▶ _Exercise aim_:
Would you pull out every line of the material that contains the string "React"?

▶ _Data provided_:
=====
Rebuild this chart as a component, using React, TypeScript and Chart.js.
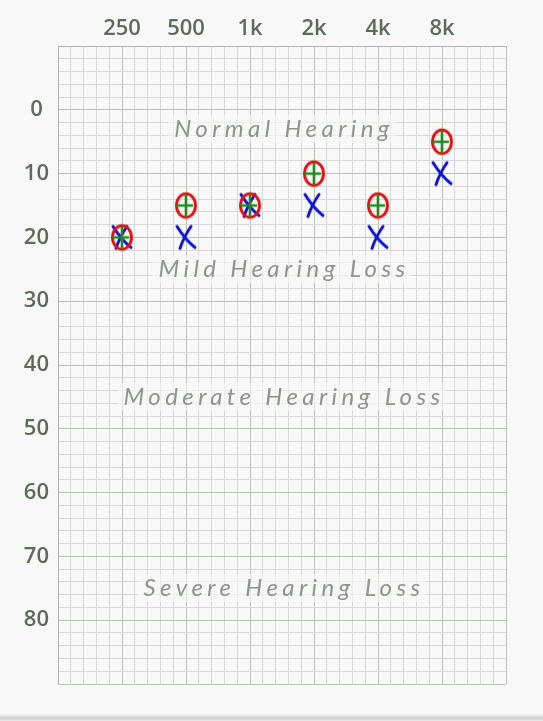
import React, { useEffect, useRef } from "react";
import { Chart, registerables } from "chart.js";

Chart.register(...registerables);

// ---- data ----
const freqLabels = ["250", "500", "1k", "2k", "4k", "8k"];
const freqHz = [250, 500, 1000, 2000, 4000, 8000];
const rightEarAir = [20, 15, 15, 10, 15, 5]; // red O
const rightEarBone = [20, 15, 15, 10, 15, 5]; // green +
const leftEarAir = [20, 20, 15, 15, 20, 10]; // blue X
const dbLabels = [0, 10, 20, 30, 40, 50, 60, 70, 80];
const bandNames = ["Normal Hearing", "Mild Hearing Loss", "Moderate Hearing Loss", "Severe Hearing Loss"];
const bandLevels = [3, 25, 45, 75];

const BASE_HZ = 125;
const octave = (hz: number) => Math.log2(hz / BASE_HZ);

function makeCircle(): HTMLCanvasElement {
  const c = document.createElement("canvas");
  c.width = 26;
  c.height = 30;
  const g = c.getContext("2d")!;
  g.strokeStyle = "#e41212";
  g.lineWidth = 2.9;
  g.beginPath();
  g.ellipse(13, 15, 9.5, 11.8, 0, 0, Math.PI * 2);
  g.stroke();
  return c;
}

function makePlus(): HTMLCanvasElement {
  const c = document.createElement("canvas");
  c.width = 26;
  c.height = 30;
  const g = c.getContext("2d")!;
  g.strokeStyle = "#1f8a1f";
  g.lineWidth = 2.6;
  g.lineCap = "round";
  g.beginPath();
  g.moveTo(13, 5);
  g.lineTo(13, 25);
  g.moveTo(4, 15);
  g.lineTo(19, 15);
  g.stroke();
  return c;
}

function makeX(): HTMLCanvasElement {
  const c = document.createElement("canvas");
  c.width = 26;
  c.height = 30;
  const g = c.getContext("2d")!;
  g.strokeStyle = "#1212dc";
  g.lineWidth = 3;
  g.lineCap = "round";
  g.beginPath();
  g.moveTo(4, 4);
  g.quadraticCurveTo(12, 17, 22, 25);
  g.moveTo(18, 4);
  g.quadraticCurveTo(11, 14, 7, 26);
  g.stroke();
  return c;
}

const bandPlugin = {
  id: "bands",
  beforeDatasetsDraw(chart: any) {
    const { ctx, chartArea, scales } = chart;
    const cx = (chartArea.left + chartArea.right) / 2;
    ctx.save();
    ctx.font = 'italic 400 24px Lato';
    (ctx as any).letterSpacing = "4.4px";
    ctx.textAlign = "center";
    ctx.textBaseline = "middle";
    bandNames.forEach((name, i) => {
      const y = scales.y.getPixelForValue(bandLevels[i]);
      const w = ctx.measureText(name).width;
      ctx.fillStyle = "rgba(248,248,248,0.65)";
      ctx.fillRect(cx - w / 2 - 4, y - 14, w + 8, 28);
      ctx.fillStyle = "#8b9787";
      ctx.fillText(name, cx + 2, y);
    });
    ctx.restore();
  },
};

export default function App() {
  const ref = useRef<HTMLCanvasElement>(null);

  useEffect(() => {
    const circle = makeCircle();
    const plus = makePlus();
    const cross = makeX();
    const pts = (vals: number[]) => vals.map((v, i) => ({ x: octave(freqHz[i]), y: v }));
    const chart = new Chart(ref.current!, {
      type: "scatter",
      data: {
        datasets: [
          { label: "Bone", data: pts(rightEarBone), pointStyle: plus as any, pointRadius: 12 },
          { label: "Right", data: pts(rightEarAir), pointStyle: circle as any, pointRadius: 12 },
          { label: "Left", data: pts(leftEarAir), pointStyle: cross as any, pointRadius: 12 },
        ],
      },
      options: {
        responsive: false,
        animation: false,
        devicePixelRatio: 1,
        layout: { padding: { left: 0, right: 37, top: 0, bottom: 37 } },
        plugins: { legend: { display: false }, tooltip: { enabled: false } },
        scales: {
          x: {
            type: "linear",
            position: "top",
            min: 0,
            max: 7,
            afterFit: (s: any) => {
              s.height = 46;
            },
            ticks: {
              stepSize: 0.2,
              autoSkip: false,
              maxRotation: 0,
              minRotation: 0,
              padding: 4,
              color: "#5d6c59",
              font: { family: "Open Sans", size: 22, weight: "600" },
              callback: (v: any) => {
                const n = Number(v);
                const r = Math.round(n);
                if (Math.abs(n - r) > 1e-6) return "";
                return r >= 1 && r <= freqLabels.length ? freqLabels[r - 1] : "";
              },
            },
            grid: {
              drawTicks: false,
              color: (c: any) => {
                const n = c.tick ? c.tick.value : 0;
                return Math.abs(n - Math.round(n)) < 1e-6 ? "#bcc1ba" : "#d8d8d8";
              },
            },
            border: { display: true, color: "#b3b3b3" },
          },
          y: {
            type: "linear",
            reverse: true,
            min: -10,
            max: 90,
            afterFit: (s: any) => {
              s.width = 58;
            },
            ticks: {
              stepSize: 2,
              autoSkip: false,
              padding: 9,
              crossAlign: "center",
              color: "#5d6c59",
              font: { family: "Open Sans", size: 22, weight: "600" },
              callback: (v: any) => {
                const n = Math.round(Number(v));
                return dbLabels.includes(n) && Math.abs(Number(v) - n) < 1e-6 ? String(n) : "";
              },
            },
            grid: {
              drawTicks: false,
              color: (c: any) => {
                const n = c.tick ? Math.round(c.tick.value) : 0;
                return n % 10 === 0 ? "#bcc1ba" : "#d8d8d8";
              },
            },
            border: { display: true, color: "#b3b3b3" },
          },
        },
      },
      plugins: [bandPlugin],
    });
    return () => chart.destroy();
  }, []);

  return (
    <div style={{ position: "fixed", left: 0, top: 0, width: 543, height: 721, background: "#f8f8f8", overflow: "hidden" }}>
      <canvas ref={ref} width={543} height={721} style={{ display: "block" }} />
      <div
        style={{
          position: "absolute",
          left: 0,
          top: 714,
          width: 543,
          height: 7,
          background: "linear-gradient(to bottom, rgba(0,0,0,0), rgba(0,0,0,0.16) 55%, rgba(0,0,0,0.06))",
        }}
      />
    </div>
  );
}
=====
▶ _Reply to the task_:
Rebuild this chart as a component, using React, TypeScript and Chart.js.
import React, { useEffect, useRef } from "react";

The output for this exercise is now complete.